Apesar de produzir e vender produtos saudáveis, nem sempre o produtor rural consome dessa produção
Apesar de produzir e vender produtos saudáveis, nem sempre o produtor rural consome dessa produção | Foto: Shutterstock



Um pensamento natural e simples é considerar que os produtores que vivem no campo possuem uma qualidade nutricional melhor de suas dietas, afinal, eles são os responsáveis por colocar na mesa da população urbana uma gama enorme de alimentos, como os hortifrutigranjeiros, quando se trata da agricultura familiar. Infelizmente, esse raciocínio não é tão simples assim.

As dietas de famílias que moram na zona rural também estão longe do ideal. Uma pesquisa realizada pelo Centro de Ciências Exatas e Naturais da Universidade Federal do Espírito Santo (UFES), no município de Alegre, mostra a gravidade do assunto. A insegurança alimentar e nutricional no campo ainda é uma realidade naquela região e se estende para o País. O estudo foi apresentado na última quarta-feira (3), em Brasília (DF), na oficina sobre Agricultura e Sistemas Alimentares em Nutrição, promovida pelo Painel Global em parceria com a Embrapa (veja matérias nas páginas seguintes).

Na pequena cidade do ES, com cerca de 30 mil habitantes, metade são produtores, sendo 70% deles agricultores familiares. Foi realizada então uma investigação do consumo alimentar de 168 pessoas de quatro comunidades rurais. Se o índice ideal da dieta era acima de 80 para se considerar adequado, o resultado final ficou em 49,4. "O que constatamos foi um baixo consumo de frutas, leite e derivados. Por outro lado, um excessivo consumo de óleo, gordura saturada, sódio e açúcar. Eles vendem produtos saudáveis, mas não os consomem. Eles fazem uma dieta de muito sal, açúcar, gordura e fritura", explica Neuza Brunoro Costa, diretora do Centro de Ciências Exatas e Naturais da UFES.

Com isso, a pesquisa constatou um excesso consumo calórico em 70% da população, proteína insuficiente em 30%, excesso do consumo de lipídios em 50% dos casos e, por fim, fibras abaixo da recomendação ideal. "42% da população estava com excesso de peso", decreta Neuza.
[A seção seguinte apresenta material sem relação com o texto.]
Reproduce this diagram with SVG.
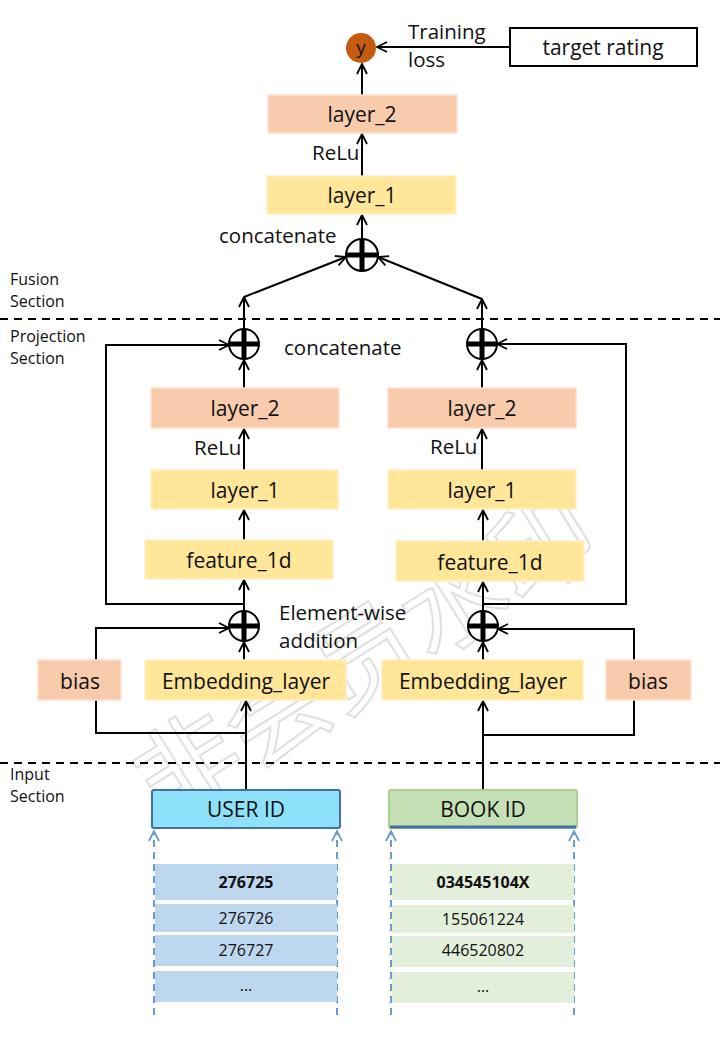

Foi realiza então um programa de reeducação alimentar com 81 produtores da área. A ideia era trabalhar também com os alimentos biofortificados, mas infelizmente uma seca grave de três anos acabou não ajudando na produção das variedades. "Fizemos então um trabalho com palestras, livros de receitas e dicas nos quais se mostrava o risco das doenças e incentivava o plantio de hortaliças para consumo deles. Depois dessa intervenção, vimos um aumento do índice de 49 para 58, ainda longe do ideal, mas uma melhora. A qualidade das dietas melhorou, inclusive com a aumento significativo de consumo de vegetais e derivados do leite", complementa a pesquisadora.

PNAE FORTALECE AGRICULTURA FAMILIAR
Se de um lado os agricultores familiares estão longe de uma dieta ideal, por outro, a comercialização dos seus produtos tem feito toda a diferença para a nutrição da população, principalmente crianças. A expectativa do Ministério do Desenvolvimento Social e Agrário (MDSA) é que entre 2016 e 2019 sejam investidos R$ 2,5 bilhões por meio do Programa de Aquisição de Alimentos (PAA) da agricultura familiar, sendo metade deste valor destinado ao Programa Nacional de Alimentação Escolar (PNAE). "Queremos fortalecer essas mudanças de hábitos (alimentares) que consideramos tão corretos com as escolas. É lá que as crianças passam a maior parte do tempo, que se alimentam e aprendem os bons hábitos", salienta o Secretário Nacional de Segurança Alimentar e Nutrição, do MDSA, Caio Rocha.

De fato, os números do PNAE são significativos, ajudando na renda da agricultura familiar e, claro, nutrindo o estudantes. São 41 milhões de alunos e 130 milhões de refeições diárias em todos os estados do País. O fomento é por alimentos in natura e minimamente processados. Os três principais grupos de compra são carne, cereais, leite e derivados. Aliás, existe uma resolução do Ministério da Educação que é obrigatório a oferta de frutos e hortaliças na quantidade de 200 gramas por semana. "Estamos regulando a questão do sal, da gordura, dos processados e discutindo a taxação de bebidas açucaradas (refrigerantes). O Brasil é um dos países mais evoluídos nesses processos. Por outro lado, temos um grande caminho a percorrer, porque ainda são 7,2 milhões de pessoas com insegurança alimentar grave, ou seja, que não se alimentam todos os dias".